Waking up an hour before arrival, I watched a show about food traditions in Turkey and tried to adjust to being awake. I had slept for roughly 6 hours and woken up at 1am my time, but didn’t feel that horrible given the time difference. It helped knowing that I was going to a lovely hotel with a great looking bed and could go to sleep as early as I wanted- just as I had planned.
Traveling for so many years, I have become accustomed to what my body needs. Given the time, I love the idea of having a transition day in a place of comfort where there is no need to explore, but simply a desire to rest and adjust to the time change, before embarking on the adventure. I had even been lucky enough to provide myself with a similar transition period at the end of my trip so that I could decompress after so much traveling and rest up before the journey home that would bring work, Christmas, packing, and moving.
Walking through the airport, I was accompanied by the kind man from the row ahead of me on the plane. He had moved from the states and was now a teacher at Oxford and we made tentative plans to meet at the end of my trip when I would pass back through. I gave him my business card.
I struggled to find the Central Bus Station and narrowly missed my bus, but it actually let me to walk around for an hour before sitting down and allowed the time needed for my room to be ready upon arrival. Once I was aboard the bus, I quickly passed out sitting up. Man was a tired.
Arriving at Standstead I located the taxi desk and prepaid for my ride to Down Hall Hotel.
My cab driver was phenomenal and loved photography. We chatted about my job and he showed me his instagram account. Passing beautiful homes and lush, green fields, I was so happy to be in England.
The remainder of my day was lovely. I walked the grounds taking photos of the grounds, exercising, and sitting in the steam room. I ate salad and drank tea by the fire in the grand foyer. It was the perfect first day of my solo trip.
The next day, however, did not go as planned. Leaving in the morning, a beautiful eerie mist had rolled in and I felt like magical creatures would pop out at me. I made my way to the airport and located my gate. A flight was still boarding and I knew my flight would be late. I was grateful for the two hours in between but worried that it wouldn't be enough time. I was right.

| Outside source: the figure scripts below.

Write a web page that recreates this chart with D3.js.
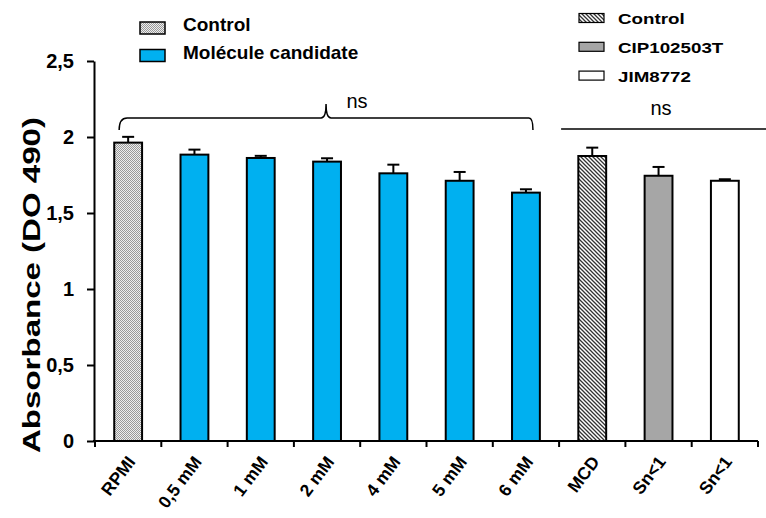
<!DOCTYPE html>
<html><head><meta charset="utf-8">
<script src="https://cdn.jsdelivr.net/npm/d3@7/dist/d3.min.js"></script>
<style>body{margin:0;background:#fff;} svg{display:block;font-family:Arial,"Liberation Sans",sans-serif;}</style>
</head><body>
<svg id="c" width="766" height="518"></svg>
<script>
const categories = ["RPMI","0,5 mM","1 mM","2 mM","4 mM","5 mM","6 mM","MCD","Sn<1","Sn<1"];
const values = [1.963,1.884,1.862,1.838,1.761,1.712,1.634,1.875,1.745,1.712];
const errors = [0.038,0.033,0.014,0.022,0.057,0.058,0.022,0.055,0.058,0.010];
const groups = ["dots","blue","blue","blue","blue","blue","blue","hatch","gray","white"];
const yTicks = [0,0.5,1,1.5,2,2.5];
const yTickLabels = ["0","0,5","1","1,5","2","2,5"];
const legendLeft = [["dots","Control"],["blue","Molécule candidate"]];
const legendRight = [["hatch","Control"],["gray","CIP102503T"],["white","JIM8772"]];
const fills = {dots:"url(#dots)",blue:"#00b0f0",hatch:"url(#hatch)",gray:"#a6a6a6",white:"#ffffff"};

const svg = d3.select("#c");
const defs = svg.append("defs");
const pd = defs.append("pattern").attr("id","dots").attr("patternUnits","userSpaceOnUse").attr("width",2).attr("height",2);
pd.append("rect").attr("width",2).attr("height",2).attr("fill","#eeeeee");
pd.append("rect").attr("width",1).attr("height",1).attr("fill","#999");
pd.append("rect").attr("x",1).attr("y",1).attr("width",1).attr("height",1).attr("fill","#999");
const ph = defs.append("pattern").attr("id","hatch").attr("patternUnits","userSpaceOnUse").attr("width",4).attr("height",4);
ph.append("rect").attr("width",4).attr("height",4).attr("fill","#fff");
ph.append("path").attr("d","M-1,-1L5,5M-1,3L1,5M3,-1L5,1").attr("stroke","#333").attr("stroke-width",1.3);

const x = d3.scaleBand().domain(d3.range(categories.length)).range([95,758]).paddingInner(0.58).paddingOuter(0.29);
const y = d3.scaleLinear().domain([0,2.5]).range([441,61]);

// y axis
const yAxis = svg.append("g").attr("transform","translate(94,0)")
  .call(d3.axisLeft(y).tickValues(yTicks).tickFormat((d,i)=>yTickLabels[i]).tickSize(7).tickSizeOuter(0).tickPadding(13));
yAxis.select(".domain").attr("stroke","#000").attr("stroke-width",2);
yAxis.selectAll(".tick line").attr("stroke-width",2);
yAxis.selectAll("text").attr("font-size",20).attr("font-weight","bold").attr("fill","#000").attr("font-family","Arial,'Liberation Sans',sans-serif");

// bars
const step = x.step();
svg.append("g").selectAll("rect").data(values).join("rect")
  .attr("x",(d,i)=>x(i)).attr("width",x.bandwidth())
  .attr("y",d=>y(d)).attr("height",d=>y(0)-y(d))
  .attr("fill",(d,i)=>fills[groups[i]]).attr("stroke","#000").attr("stroke-width",2);

// error bars
const eg = svg.append("g").attr("stroke","#000").attr("stroke-width",2);
values.forEach((v,i)=>{
  const cx = x(i)+x.bandwidth()/2;
  eg.append("line").attr("x1",cx).attr("x2",cx).attr("y1",y(v)).attr("y2",y(v+errors[i]));
  eg.append("line").attr("x1",cx-6).attr("x2",cx+6).attr("y1",y(v+errors[i])).attr("y2",y(v+errors[i]));
});

// x axis
const xg = svg.append("g");
xg.append("line").attr("x1",93).attr("x2",758).attr("y1",y(0)).attr("y2",y(0)).attr("stroke","#000").attr("stroke-width",2);
d3.range(categories.length+1).forEach(i=>{
  const tx = 95 + i*step;
  xg.append("line").attr("x1",tx).attr("x2",tx).attr("y1",y(0)).attr("y2",y(0)+6).attr("stroke","#000").attr("stroke-width",2);
});
categories.forEach((c,i)=>{
  const cx = x(i)+x.bandwidth()/2;
  xg.append("text").attr("transform",`translate(${cx+8},${y(0)+21}) rotate(-53)`)
    .attr("text-anchor","end").attr("font-size",17.5).attr("font-weight","bold").text(c);
});

// y label
svg.append("text").attr("transform","translate(40,285) rotate(-90)").attr("text-anchor","middle")
  .attr("font-size",24).attr("font-weight","bold").attr("textLength",336).attr("lengthAdjust","spacingAndGlyphs")
  .text("Absorbance (DO 490)");

// brace
const bx1 = x(0)+x.bandwidth()/2-9, bx2 = x(6)+x.bandwidth()/2+7, bm=(bx1+bx2)/2, by=118;
svg.append("path").attr("fill","none").attr("stroke","#000").attr("stroke-width",1.5)
  .attr("d",`M${bx1},${by+12} Q${bx1},${by} ${bx1+8},${by} L${bm-5},${by} Q${bm},${by} ${bm},${by-14} Q${bm},${by} ${bm+5},${by} L${bx2-4},${by} Q${bx2},${by} ${bx2},${by+12}`);
svg.append("text").attr("x",bm+31).attr("y",108).attr("text-anchor","middle").attr("font-size",20).text("ns");
// right line
svg.append("line").attr("x1",95+7*step+2).attr("x2",766).attr("y1",129).attr("y2",129).attr("stroke","#000").attr("stroke-width",1.5);
svg.append("text").attr("x",661).attr("y",115).attr("text-anchor","middle").attr("font-size",20).text("ns");

// legends
legendLeft.forEach((d,i)=>{
  const ly = 22 + i*27.5;
  svg.append("rect").attr("x",140).attr("y",ly).attr("width",25).attr("height",12).attr("fill",fills[d[0]]).attr("stroke","#000").attr("stroke-width",1.5);
  svg.append("text").attr("x",183).attr("y",ly+9).attr("font-size",19).attr("font-weight","bold").text(d[1]);
});
legendRight.forEach((d,i)=>{
  const ly = 13.5 + i*28.8;
  svg.append("rect").attr("x",579).attr("y",ly).attr("width",25).attr("height",9).attr("fill",fills[d[0]]).attr("stroke","#000").attr("stroke-width",1.2);
  const t = svg.append("text").attr("x",618).attr("y",ly+10.5).attr("font-size",15).attr("font-weight","bold").text(d[1]);
  const w = t.node().getComputedTextLength();
  t.attr("textLength",w*1.25).attr("lengthAdjust","spacingAndGlyphs");
});
</script>
</body></html>
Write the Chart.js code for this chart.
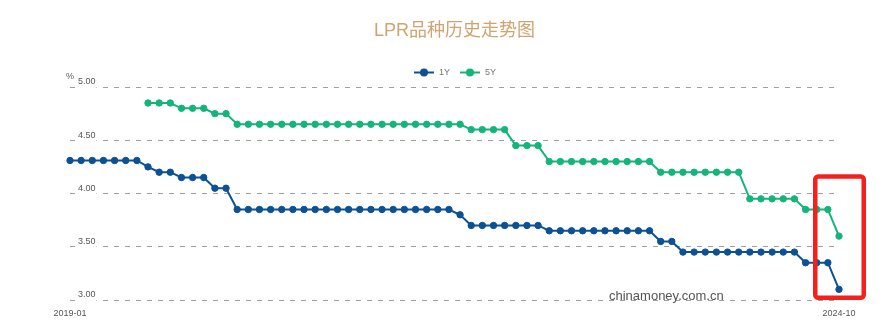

Arriving at last in Milan, I rushed as fast as I could to the check in counter after collecting my luggage. I was dripping sweat and they informed me that I had missed it by 5 minutes. 5 minutes. and it wasn't even my fault. There was nothing that could be done they said. Unfortunately for me, I had arrived on RyanAir but was leaving on Air Italy, neither party was responsible, nor cared, and I was forced to fork over another 250 euro for a ticket to Cairo. FML.
I guess this is why I worked like a dog the past 6 months- you never know when things like this will happen and from my international travel over the years I have learned that its possible to spend a few extra thousand dollars than expected, depending on where you are going, and no one accepts responsibility and there is no way around it. I had previously bought tickets to Egypt in 2010 and prepaid for everything only for the revolution to break out- I lost $1400 that day. When a blizzard came in during a trip to eastern Russia and my boyfriend at the time and I were stranded, we each forked over nearly $1000 to get out of there as quickly as possible. I was grateful to have saved so much and prioritized travel as my only unnecessary expense in life. The years of eating only veggies and beans, for the most part abstaining from alcohol, drugs, and shopping, living with my mom for 5 months, and trading work in exchange for many food and clothing options had paid off. Although I did not want to pay this cost, I knew it was the only way to get to Giza and god damn I would see those pyramids if it was the last thing I did!
I was grateful to feel no stress, only annoyance and desperation to see the pyramids. My kind hotel manager rearranged a pick up for me at the new ungodly hour of 1:50 am. My flight would leave 4 hours later than it should have and take me to Athens before Cairo- sweet!
It was at this moment that I just wished for a travel companion. Purely because I was frustrated and bored. I thought about my last international trips to Japan, Spain, and Scandinavia. All had been shared with companions and when things had gone wrong or were not as expected (which seems to happen quite often with international travel on a budget) I had someone to commiserate with. Now, I had my books and my blog, and it would have to do. This is what solo travel is all about and I had turned down offers of companions with the desire to try a solo trip.
At the end of the day, a changed schedule is only that. At least I had a schedule. At least I had this opportunity to see these places at all. I was lucky that I could afford a new ticket. I was lucky that I could afford my original ticket.